Interestingly, this new development will be on the outskirts of a city that currently contains huge vacant plots of bombed buildings. Instead of redeveloping them to revive the destroyed city, the developer had gone for the easier option of taking a vacant site that does not involver rubble clearance. That in itself raises questions, including about the "planning policy" of the occupying authorities.

The whole subject has of course been taken up by social media and it is interesting to see people's reactions. Quite prominent are the amateur searchers of Indo-European origins. Nobody mentions the 1954 Convention for the Protection of Cultural Property in the Event of Armed Conflict (of which the Russian Federation and Ukraine are both states party). The problem is it seems nobody is really looking at the site itself and the claim. 

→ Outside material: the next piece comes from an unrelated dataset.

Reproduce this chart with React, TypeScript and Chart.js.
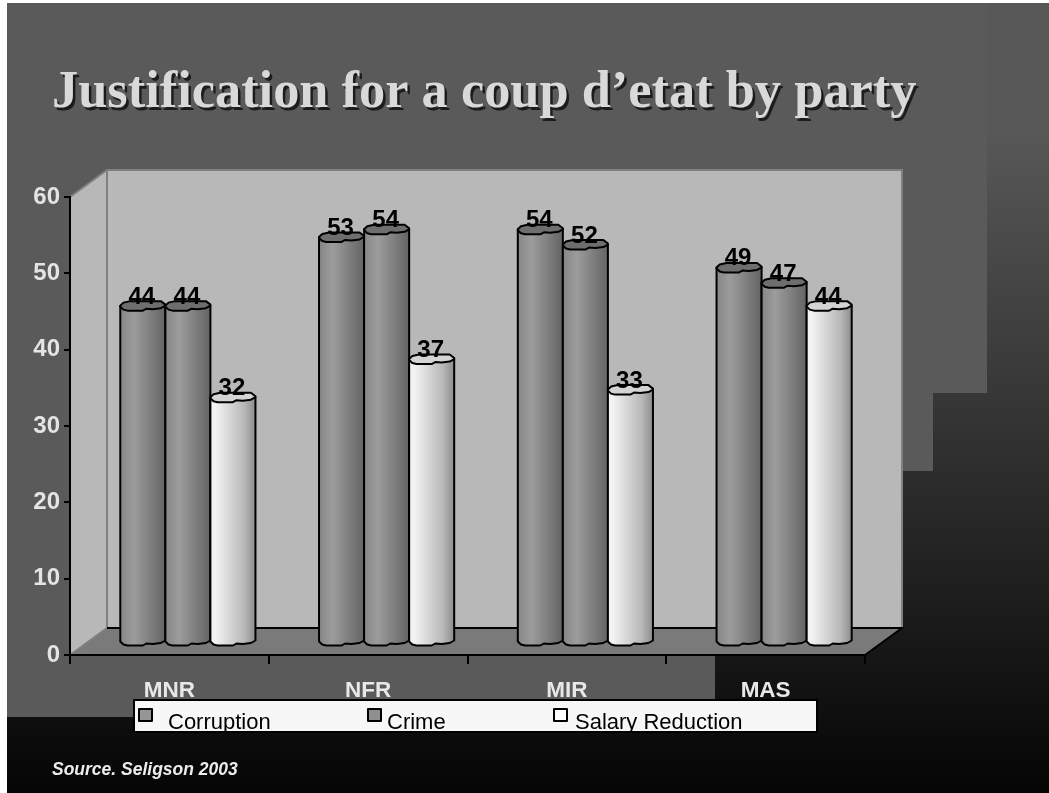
import React, { useEffect, useRef } from "react";
import { Chart, registerables } from "chart.js";

Chart.register(...registerables);

const TITLE = "Justification for a coup d’etat by party";
const SOURCE = "Source. Seligson 2003";
const parties = ["MNR", "NFR", "MIR", "MAS"];
const corruption = [44, 53, 54, 49];
const crime = [44, 54, 52, 47];
const salaryReduction = [32, 37, 33, 44];
const yTicks = [0, 10, 20, 30, 40, 50, 60];

const SANS = "'Liberation Sans', Arial, sans-serif";
const SERIF = "'Liberation Serif', 'Times New Roman', serif";

const DEPTH_X = 37;
const DEPTH_Y = 27;
const BAR_DX = 18.5;
const BAR_DY = 13.5;

const DARK_STOPS: [number, string][] = [
  [0, "#868686"], [0.3, "#9c9c9c"], [0.6, "#848484"], [1, "#646464"],
];
const LIGHT_STOPS: [number, string][] = [
  [0, "#f4f4f4"], [0.12, "#f2f2f2"], [0.5, "#cfcfcf"], [0.75, "#b8b8b8"], [1, "#8c8c8c"],
];
const FRONT_WAVE: [number, number][] = [
  [0, 1], [0.07, 4], [0.16, 5], [0.5, 5], [0.58, 3], [0.72, 3.5], [0.9, 2.5], [1, 0],
];
const BACK_WAVE: [number, number][] = [
  [0, 0], [0.07, -3], [0.22, -4.5], [0.9, -4.5], [1, -1],
];

function polygon(ctx: CanvasRenderingContext2D, pts: number[][], fill?: string, stroke?: string, lw = 2) {
  ctx.beginPath();
  pts.forEach(([x, y], i) => (i ? ctx.lineTo(x, y) : ctx.moveTo(x, y)));
  ctx.closePath();
  if (fill) { ctx.fillStyle = fill; ctx.fill(); }
  if (stroke) { ctx.strokeStyle = stroke; ctx.lineWidth = lw; ctx.stroke(); }
}

const scenePlugin = {
  id: "scene",
  beforeDraw(chart: any) {
    const { ctx, width, height, chartArea: a } = chart;
    ctx.save();
    ctx.fillStyle = "#ffffff";
    ctx.fillRect(0, 0, width, height);
    const g = ctx.createLinearGradient(0, 130, 0, 793);
    g.addColorStop(0, "#585858");
    g.addColorStop(1, "#050505");
    ctx.fillStyle = g;
    ctx.fillRect(7, 3, width - 7, height - 3);
    polygon(ctx, [[7, 3], [987, 3], [987, 393], [933, 393], [933, 471], [903, 471], [903, 628], [865, 655], [715, 655], [715, 717], [7, 717]], "#5a5a5a");

    // Title with its hard shadow
    ctx.font = `bold 52.4px ${SERIF}`;
    ctx.textAlign = "left";
    ctx.textBaseline = "alphabetic";
    ctx.fillStyle = "#1c1c1c";
    ctx.fillText(TITLE, 54.5, 109.5);
    ctx.fillStyle = "#d9d9d9";
    ctx.fillText(TITLE, 52, 107);

    // 3D box
    const L = a.left, R = a.right, T = a.top, B = a.bottom;
    const dx = DEPTH_X, dy = DEPTH_Y;
    polygon(ctx, [[L, T], [L + dx, T - dy], [L + dx, B - dy], [L, B]], "#b8b8b8");
    polygon(ctx, [[L + dx, T - dy], [R + dx, T - dy], [R + dx, B - dy], [L + dx, B - dy]], "#b8b8b8", "#808080", 2);
    polygon(ctx, [[L, B], [L + dx, B - dy], [R + dx, B - dy], [R, B]], "#7a7a7a");
    ctx.lineWidth = 2;
    ctx.strokeStyle = "#808080";
    ctx.beginPath(); ctx.moveTo(L, T); ctx.lineTo(L + dx, T - dy); ctx.stroke();
    ctx.beginPath(); ctx.moveTo(L, B); ctx.lineTo(L + dx, B - dy); ctx.stroke();
    ctx.strokeStyle = "#000000";
    ctx.beginPath(); ctx.moveTo(L + dx, B - dy); ctx.lineTo(R + dx, B - dy); ctx.lineTo(R, B); ctx.stroke();
    ctx.restore();
  },
  beforeDatasetsDraw(chart: any) {
    const { ctx } = chart;
    ctx.save();
    ctx.lineJoin = "round";
    chart.data.datasets.forEach((ds: any, di: number) => {
      const stops = ds.backgroundColor === "#ffffff" ? LIGHT_STOPS : DARK_STOPS;
      const top = ds.backgroundColor === "#ffffff" ? "#d4d4d4" : "#6e6e6e";
      chart.getDatasetMeta(di).data.forEach((el: any) => {
        const x0 = el.x - el.width / 2 + BAR_DX;
        const x1 = el.x + el.width / 2 + BAR_DX;
        const w = x1 - x0;
        const ty = el.y - BAR_DY;
        const by = el.base - BAR_DY;
        const g = ctx.createLinearGradient(x0, 0, x1, 0);
        stops.forEach(([p, c]) => g.addColorStop(p, c));
        const front = (y: number) => [...FRONT_WAVE].map(([f, d]) => [x0 + f * w, y + d]);
        // body
        ctx.beginPath();
        ctx.moveTo(x0, ty);
        ctx.lineTo(x0, by);
        front(by).forEach(([x, y]) => ctx.lineTo(x, y));
        ctx.lineTo(x1, ty);
        ctx.closePath();
        ctx.fillStyle = g;
        ctx.fill();
        ctx.strokeStyle = "#000000";
        ctx.lineWidth = 2;
        ctx.stroke();
        // top
        ctx.beginPath();
        ctx.moveTo(x0, ty);
        BACK_WAVE.forEach(([f, d]) => ctx.lineTo(x0 + f * w, ty + d));
        [...front(ty)].reverse().forEach(([x, y]) => ctx.lineTo(x, y));
        ctx.closePath();
        ctx.fillStyle = top;
        ctx.fill();
        ctx.stroke();
      });
    });
    // Value labels
    ctx.font = `bold 24px ${SANS}`;
    ctx.textAlign = "center";
    ctx.textBaseline = "alphabetic";
    ctx.fillStyle = "#000000";
    chart.data.datasets.forEach((ds: any, di: number) => {
      chart.getDatasetMeta(di).data.forEach((el: any, i: number) => {
        ctx.fillText(String(ds.data[i]), el.x + BAR_DX - 1, el.y - BAR_DY - 2);
      });
    });

    // Legend box, clipped at its bottom edge like the reference
    const box = { x: 133, y: 699, w: 685, h: 33 };
    ctx.fillStyle = "#000000";
    ctx.fillRect(box.x, box.y, box.w, box.h + 1);
    ctx.fillStyle = "#f7f7f7";
    ctx.fillRect(box.x + 2, box.y + 2, box.w - 4, box.h - 3);
    const swatches = [138, 367, 553];
    const labels = [168, 387, 575];
    ctx.save();
    ctx.beginPath();
    ctx.rect(box.x + 2, box.y + 2, box.w - 4, box.h - 3);
    ctx.clip();
    chart.data.datasets.forEach((ds: any, di: number) => {
      ctx.fillStyle = ds.backgroundColor;
      ctx.fillRect(swatches[di] + 1, 709, 13, 12);
      ctx.strokeStyle = "#000000";
      ctx.lineWidth = 2;
      ctx.strokeRect(swatches[di] + 1, 709, 13, 12);
      ctx.fillStyle = "#000000";
      ctx.font = `22px ${SANS}`;
      ctx.textAlign = "left";
      ctx.fillText(ds.label, labels[di], 729);
    });
    ctx.restore();

    // Source note
    ctx.font = `italic bold 17.5px ${SANS}`;
    ctx.textAlign = "left";
    ctx.fillStyle = "#ececec";
    ctx.fillText(SOURCE, 52, 775);
    ctx.restore();
    return false;
  },
};

export default function App() {
  const ref = useRef<HTMLCanvasElement>(null);
  useEffect(() => {
    const chart = new Chart(ref.current!, {
      type: "bar",
      data: {
        labels: parties,
        datasets: [
          { label: "Corruption", data: corruption, backgroundColor: "#969696" },
          { label: "Crime", data: crime, backgroundColor: "#8f8f8f" },
          { label: "Salary Reduction", data: salaryReduction, backgroundColor: "#ffffff" },
        ],
      },
      options: {
        animation: false,
        responsive: false,
        devicePixelRatio: 1,
        categoryPercentage: 0.68,
        barPercentage: 1,
        layout: { padding: { left: 0, right: 184, top: 197, bottom: 0 } },
        scales: {
          x: {
            offset: true,
            afterFit: (s: any) => { s.height = 138; },
            border: { color: "#000000", width: 2 },
            grid: { drawOnChartArea: false, color: "#000000", lineWidth: 2, tickLength: 9, offset: true },
            ticks: {
              color: "#e8e8e8",
              font: { family: SANS, size: 22.5, weight: "bold" },
              padding: 13,
              maxRotation: 0,
            },
          },
          y: {
            min: 0,
            max: 60,
            afterFit: (s: any) => { s.width = 70; },
            afterBuildTicks: (s: any) => { s.ticks = yTicks.map((value) => ({ value })); },
            border: { color: "#000000", width: 2 },
            grid: { drawOnChartArea: false, color: "#000000", lineWidth: 2, tickLength: 6 },
            ticks: {
              color: "#e4e4e4",
              font: { family: SANS, size: 24, weight: "bold" },
              padding: 4,
            },
          },
        },
        plugins: {
          legend: { display: false },
          tooltip: { enabled: false },
        },
      } as any,
      plugins: [scenePlugin as any],
    });
    return () => chart.destroy();
  }, []);
  return (
    <canvas
      ref={ref}
      width={1049}
      height={793}
      style={{ position: "absolute", left: 0, top: 0, display: "block" }}
    />
  );
}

I do not know anything about the geomorphology of the region, the mound (6m tall, lentoid in plan, 60 x 70m at the base) is prominent, higher than other hills in the area, has steep sides, but Google Earth (especially with the enhancement of the relief  turned on) suggests this mound has been much cut-about by various processes. It is not very regular. The Wikipedia article says that it is built of turves (which many Scythian mounds were) but Google Earth shows that where it is eroded, somebody seems to have been driving off-road vehicles over it at some stage, that the core material is light yellowish-orangey-brown (sand or clay?).  There is a hollow on the NW side, this possibly is an eroded ditch (?) but I note that it aligns with the valley cutting the scarp to the Kal'chyk river 800m to the east and also could be natural. We'd need to see some historical mapping. That it was only recognised and protected a year ago also raises some suspicions. Looking at what I could find, I really doubt that this is an artificial mound. It may have been modified in the past. 

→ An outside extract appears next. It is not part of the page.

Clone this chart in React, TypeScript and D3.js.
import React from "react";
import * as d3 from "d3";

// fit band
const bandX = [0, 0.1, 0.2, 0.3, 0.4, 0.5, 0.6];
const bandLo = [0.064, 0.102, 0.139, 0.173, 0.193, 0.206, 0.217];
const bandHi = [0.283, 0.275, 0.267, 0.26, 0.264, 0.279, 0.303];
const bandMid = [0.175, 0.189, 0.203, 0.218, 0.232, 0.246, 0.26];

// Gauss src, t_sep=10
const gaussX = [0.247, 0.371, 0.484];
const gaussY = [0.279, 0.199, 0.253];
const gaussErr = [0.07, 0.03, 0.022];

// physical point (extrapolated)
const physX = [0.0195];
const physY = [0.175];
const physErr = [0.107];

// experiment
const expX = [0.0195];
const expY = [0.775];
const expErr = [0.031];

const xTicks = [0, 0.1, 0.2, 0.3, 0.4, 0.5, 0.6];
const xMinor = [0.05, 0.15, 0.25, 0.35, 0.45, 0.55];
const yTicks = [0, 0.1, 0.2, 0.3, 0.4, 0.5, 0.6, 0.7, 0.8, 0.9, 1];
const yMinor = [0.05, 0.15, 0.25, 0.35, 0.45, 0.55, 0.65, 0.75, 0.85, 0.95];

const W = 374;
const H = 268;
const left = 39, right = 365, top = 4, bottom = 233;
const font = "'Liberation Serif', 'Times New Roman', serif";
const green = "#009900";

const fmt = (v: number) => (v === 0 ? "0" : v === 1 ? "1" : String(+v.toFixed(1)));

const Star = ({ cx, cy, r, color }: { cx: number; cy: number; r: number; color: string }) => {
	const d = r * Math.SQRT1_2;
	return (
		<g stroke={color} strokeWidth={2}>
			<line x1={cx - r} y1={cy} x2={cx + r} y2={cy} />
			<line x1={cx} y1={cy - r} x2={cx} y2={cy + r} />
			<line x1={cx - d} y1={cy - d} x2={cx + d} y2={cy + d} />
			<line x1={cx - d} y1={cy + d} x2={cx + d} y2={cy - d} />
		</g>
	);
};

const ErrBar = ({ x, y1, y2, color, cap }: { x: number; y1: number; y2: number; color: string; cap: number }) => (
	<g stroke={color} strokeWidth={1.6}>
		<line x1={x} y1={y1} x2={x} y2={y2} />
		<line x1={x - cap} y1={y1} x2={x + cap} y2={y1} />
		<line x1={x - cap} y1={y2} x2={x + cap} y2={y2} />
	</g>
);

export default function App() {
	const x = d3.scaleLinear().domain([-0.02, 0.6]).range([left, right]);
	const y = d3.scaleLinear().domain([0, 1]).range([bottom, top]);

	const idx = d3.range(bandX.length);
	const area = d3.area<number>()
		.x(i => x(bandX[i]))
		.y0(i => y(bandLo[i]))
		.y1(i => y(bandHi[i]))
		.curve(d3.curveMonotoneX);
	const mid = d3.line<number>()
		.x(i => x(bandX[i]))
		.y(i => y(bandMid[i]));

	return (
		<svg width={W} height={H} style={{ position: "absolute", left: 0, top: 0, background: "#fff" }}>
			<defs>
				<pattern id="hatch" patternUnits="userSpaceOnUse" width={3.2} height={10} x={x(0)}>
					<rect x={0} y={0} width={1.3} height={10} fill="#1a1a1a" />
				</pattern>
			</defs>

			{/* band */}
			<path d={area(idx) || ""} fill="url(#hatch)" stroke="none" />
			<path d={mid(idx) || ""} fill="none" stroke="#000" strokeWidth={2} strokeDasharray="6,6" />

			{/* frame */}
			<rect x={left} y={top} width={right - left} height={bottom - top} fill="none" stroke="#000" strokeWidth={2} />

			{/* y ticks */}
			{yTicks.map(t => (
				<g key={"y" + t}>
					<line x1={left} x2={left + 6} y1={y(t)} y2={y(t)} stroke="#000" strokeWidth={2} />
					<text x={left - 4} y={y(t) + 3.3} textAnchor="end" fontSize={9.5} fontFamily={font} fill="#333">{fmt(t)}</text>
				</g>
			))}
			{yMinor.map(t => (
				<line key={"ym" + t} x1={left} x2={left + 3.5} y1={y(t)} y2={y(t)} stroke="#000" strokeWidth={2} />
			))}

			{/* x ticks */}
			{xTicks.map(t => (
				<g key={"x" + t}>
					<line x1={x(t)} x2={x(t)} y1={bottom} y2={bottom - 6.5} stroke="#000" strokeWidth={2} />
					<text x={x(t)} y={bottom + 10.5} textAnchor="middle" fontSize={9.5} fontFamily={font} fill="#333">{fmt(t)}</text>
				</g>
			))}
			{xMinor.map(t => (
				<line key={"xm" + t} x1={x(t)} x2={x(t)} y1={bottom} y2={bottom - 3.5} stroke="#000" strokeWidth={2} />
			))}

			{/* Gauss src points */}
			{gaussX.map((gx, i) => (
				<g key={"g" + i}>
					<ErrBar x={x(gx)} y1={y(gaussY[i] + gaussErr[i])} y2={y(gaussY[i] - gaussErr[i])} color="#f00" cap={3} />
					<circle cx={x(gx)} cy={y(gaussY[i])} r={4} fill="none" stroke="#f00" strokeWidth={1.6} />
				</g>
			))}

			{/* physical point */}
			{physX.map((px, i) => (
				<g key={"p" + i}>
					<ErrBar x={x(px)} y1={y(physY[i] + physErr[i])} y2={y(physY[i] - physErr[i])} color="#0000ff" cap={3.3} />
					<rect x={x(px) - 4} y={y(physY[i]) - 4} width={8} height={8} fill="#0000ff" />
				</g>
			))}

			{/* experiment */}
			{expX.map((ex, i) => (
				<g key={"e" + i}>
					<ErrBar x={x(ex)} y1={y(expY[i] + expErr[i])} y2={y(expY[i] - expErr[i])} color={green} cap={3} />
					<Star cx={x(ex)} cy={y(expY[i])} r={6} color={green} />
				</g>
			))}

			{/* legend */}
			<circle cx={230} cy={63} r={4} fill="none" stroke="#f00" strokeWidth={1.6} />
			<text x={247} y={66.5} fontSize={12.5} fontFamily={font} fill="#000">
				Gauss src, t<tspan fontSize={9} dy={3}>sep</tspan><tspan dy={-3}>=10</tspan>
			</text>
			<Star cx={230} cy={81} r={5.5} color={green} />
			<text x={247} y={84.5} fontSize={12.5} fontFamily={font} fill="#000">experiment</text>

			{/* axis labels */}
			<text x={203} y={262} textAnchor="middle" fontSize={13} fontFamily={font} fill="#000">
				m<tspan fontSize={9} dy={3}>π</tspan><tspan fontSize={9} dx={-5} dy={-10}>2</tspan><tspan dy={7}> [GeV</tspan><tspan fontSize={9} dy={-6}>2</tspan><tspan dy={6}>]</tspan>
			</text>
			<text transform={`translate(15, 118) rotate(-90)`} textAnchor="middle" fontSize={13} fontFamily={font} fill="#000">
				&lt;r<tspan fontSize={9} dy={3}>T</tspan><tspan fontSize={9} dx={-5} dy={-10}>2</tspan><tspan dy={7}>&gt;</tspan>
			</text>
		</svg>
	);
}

I also wonder about how the dating of "fifth millennium BC" was reached. The Neolithic cultures in the 5th millennium BC would be the Dnieper–Donets culture or the Sredny Stog culture, neither of which were the creators of huge burial mounds or other communal monuments. Apparently three Bronze Age  burials were found during road construction on its edge at some time and an excavation of some kind was undertaken somewhere on it by archaeologist V. Kulbak, but the only report I can find cited is in the local newspaper, and there is no indication of what was found. The Wikipedia article is very amateurish and consists mostly of speculation, rather than reporting facts, and cites no useful literature.

Above all, I am puzzled by the discrepancy between the claims made and the third photo showing the area of development. If the boundaries shown are correct, the Kurhan is outside the area of the development shown in the article about the development destroying the mound! The second and third photos do not match up to support this claim. Is that why one of them is rotated to obscure this?

Everything I can see so far suggests this is a fake-news story, trying to exploit the current conflict and capitalise on concern for cultural property to discredit somebody.